Set the lines down again exactly, first line through the line that contains "plt.rcParams['font.family'] = ['Liberation", with no pictures.

<<<<

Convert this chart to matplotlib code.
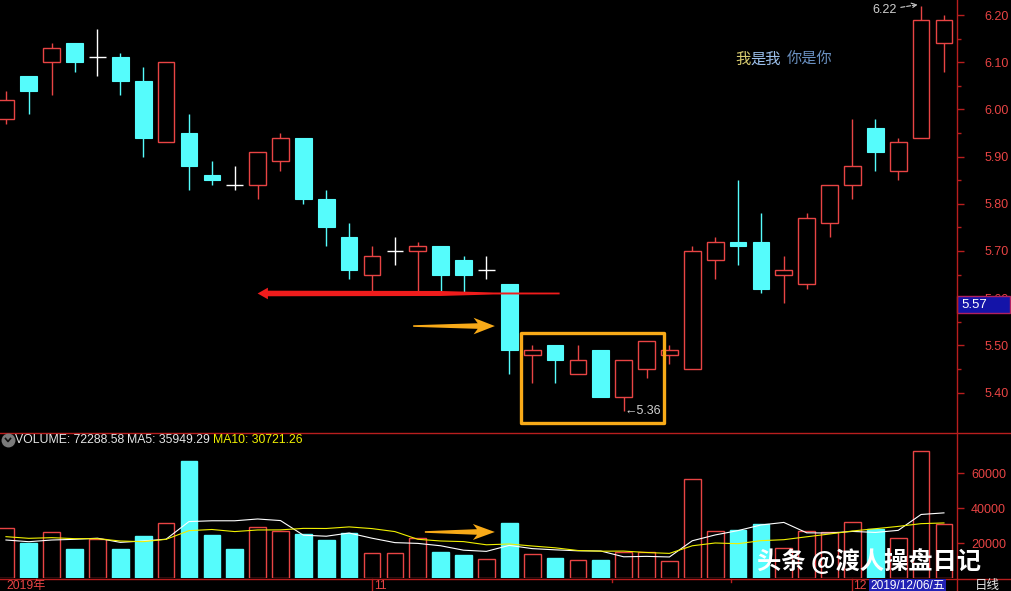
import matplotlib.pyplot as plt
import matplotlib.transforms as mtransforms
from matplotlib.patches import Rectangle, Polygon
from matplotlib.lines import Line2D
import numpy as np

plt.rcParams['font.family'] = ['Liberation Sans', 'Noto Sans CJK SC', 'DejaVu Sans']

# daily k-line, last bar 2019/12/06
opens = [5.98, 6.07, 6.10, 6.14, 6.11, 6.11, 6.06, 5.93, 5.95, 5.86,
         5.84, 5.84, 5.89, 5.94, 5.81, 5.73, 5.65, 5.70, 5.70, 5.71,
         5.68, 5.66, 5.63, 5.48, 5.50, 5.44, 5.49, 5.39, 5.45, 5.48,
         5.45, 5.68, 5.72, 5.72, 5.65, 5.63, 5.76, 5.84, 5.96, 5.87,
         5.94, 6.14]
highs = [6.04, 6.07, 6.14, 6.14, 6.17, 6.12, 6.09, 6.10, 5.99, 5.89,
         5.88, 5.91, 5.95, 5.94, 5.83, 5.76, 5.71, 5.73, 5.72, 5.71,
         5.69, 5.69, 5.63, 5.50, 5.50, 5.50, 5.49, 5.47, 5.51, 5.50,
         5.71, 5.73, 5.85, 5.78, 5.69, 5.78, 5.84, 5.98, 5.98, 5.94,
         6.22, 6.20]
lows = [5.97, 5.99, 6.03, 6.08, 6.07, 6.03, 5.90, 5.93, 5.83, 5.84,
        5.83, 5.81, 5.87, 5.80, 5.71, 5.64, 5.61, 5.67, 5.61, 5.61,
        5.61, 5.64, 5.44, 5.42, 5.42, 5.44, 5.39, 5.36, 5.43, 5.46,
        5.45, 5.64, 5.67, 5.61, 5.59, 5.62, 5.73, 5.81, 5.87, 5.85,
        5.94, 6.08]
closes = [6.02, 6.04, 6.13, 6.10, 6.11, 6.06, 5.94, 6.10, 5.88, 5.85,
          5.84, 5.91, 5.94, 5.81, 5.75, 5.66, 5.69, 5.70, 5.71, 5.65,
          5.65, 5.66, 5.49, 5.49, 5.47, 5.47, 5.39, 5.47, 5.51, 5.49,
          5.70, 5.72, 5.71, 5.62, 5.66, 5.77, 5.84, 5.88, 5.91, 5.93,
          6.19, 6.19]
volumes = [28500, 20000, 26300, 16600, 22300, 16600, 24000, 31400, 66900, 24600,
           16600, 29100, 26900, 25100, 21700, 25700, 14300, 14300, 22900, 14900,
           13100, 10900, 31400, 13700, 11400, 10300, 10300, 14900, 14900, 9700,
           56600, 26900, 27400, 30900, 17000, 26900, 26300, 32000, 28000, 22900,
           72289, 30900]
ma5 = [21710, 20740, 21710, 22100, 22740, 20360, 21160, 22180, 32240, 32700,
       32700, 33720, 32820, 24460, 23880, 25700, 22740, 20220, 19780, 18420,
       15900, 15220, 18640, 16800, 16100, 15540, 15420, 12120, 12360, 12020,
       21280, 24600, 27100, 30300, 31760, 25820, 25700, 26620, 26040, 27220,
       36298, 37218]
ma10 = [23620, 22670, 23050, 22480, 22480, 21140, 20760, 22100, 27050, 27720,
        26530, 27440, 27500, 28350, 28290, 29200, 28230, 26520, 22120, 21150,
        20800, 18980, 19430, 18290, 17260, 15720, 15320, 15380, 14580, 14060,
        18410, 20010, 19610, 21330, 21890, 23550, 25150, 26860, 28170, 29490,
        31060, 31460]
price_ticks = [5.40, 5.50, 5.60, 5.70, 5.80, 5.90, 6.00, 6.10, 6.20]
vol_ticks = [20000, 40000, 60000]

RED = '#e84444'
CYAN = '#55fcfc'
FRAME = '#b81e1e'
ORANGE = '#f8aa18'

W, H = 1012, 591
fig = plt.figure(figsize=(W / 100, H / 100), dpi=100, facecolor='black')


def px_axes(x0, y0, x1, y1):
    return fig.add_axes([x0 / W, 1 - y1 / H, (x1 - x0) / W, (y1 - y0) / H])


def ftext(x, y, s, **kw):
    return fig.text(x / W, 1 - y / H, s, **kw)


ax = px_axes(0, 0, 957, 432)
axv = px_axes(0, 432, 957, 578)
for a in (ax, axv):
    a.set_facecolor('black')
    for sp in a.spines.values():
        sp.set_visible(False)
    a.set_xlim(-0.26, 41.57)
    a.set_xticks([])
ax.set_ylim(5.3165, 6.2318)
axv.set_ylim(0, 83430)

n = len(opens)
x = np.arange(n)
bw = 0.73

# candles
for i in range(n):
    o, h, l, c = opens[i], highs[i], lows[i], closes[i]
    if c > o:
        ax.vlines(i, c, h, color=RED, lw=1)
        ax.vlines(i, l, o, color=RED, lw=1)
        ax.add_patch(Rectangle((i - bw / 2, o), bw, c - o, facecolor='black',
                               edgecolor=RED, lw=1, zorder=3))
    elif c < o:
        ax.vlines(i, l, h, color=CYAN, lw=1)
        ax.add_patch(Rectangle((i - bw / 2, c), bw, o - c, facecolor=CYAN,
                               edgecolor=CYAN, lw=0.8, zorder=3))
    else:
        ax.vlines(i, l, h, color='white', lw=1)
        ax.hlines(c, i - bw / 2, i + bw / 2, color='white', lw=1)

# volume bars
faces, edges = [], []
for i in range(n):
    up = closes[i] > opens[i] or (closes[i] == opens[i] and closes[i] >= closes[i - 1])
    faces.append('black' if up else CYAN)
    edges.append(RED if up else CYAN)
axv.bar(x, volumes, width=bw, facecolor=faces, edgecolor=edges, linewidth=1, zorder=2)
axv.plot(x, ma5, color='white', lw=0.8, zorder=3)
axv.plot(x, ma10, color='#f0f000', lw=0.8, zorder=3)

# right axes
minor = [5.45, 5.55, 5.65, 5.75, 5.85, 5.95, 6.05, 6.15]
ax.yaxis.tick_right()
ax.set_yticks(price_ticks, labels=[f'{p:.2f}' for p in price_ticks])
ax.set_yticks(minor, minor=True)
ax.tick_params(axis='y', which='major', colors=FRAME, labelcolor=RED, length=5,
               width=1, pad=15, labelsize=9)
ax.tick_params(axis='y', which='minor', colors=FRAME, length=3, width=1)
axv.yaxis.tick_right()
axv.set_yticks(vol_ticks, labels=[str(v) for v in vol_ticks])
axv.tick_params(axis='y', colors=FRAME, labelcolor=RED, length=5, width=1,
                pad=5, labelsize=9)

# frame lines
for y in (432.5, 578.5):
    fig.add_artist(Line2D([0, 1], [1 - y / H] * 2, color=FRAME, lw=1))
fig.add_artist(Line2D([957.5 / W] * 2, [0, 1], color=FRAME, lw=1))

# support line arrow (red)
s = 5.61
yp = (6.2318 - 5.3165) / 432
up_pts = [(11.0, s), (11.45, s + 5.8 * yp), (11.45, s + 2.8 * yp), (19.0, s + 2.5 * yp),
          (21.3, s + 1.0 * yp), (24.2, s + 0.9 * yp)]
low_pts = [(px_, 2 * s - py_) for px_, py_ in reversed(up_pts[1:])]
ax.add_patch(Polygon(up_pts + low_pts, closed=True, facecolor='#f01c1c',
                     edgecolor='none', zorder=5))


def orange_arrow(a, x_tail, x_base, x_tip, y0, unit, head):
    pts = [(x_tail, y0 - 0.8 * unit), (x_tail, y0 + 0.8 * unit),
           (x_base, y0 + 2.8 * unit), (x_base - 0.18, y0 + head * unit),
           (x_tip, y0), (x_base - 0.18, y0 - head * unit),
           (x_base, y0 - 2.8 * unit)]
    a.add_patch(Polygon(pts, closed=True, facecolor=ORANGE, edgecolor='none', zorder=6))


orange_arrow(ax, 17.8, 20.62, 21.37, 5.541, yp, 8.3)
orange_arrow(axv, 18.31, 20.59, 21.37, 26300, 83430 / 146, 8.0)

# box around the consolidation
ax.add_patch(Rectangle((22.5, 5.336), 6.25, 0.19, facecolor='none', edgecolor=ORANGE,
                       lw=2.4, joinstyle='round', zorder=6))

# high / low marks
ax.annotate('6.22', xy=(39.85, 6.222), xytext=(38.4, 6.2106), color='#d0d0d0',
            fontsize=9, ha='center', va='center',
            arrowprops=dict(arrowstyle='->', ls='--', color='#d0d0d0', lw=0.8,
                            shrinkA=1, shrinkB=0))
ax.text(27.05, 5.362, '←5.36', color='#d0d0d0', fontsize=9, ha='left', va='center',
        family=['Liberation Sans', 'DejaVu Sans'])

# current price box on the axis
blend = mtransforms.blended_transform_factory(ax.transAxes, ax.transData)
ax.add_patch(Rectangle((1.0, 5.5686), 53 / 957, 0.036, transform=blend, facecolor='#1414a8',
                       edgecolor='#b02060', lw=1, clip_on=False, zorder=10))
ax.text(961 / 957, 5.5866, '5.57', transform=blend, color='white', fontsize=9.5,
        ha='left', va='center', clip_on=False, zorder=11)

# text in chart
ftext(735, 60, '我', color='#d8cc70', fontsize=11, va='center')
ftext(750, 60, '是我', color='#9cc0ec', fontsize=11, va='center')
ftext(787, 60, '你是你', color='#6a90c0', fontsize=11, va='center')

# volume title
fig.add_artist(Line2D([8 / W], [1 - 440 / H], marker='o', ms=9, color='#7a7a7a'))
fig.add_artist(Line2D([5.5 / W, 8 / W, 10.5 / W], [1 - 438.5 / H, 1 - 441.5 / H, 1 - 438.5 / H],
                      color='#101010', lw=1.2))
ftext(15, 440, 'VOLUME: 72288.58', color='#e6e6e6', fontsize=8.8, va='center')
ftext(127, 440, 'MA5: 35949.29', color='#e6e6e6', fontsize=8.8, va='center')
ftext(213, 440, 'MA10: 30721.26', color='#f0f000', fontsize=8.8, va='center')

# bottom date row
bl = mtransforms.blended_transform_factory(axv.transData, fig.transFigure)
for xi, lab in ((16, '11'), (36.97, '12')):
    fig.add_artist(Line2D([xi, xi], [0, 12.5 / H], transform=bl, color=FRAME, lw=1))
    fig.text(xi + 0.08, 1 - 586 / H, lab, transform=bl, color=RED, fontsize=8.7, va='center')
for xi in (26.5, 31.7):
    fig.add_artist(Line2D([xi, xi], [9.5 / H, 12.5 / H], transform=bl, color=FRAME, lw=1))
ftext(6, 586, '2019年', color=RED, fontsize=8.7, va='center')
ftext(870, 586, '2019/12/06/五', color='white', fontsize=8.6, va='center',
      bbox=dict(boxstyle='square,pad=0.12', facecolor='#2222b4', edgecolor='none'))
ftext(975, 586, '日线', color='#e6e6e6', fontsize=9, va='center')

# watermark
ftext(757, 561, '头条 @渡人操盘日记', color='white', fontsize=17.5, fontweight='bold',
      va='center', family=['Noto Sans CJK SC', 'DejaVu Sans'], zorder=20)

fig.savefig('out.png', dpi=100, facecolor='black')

>>>>

→ TASK SOLUTION
Convert this chart to matplotlib code.
import matplotlib.pyplot as plt
import matplotlib.transforms as mtransforms
from matplotlib.patches import Rectangle, Polygon
from matplotlib.lines import Line2D
import numpy as np

plt.rcParams['font.family'] = ['Liberation Sans', 'Noto Sans CJK SC', 'DejaVu Sans']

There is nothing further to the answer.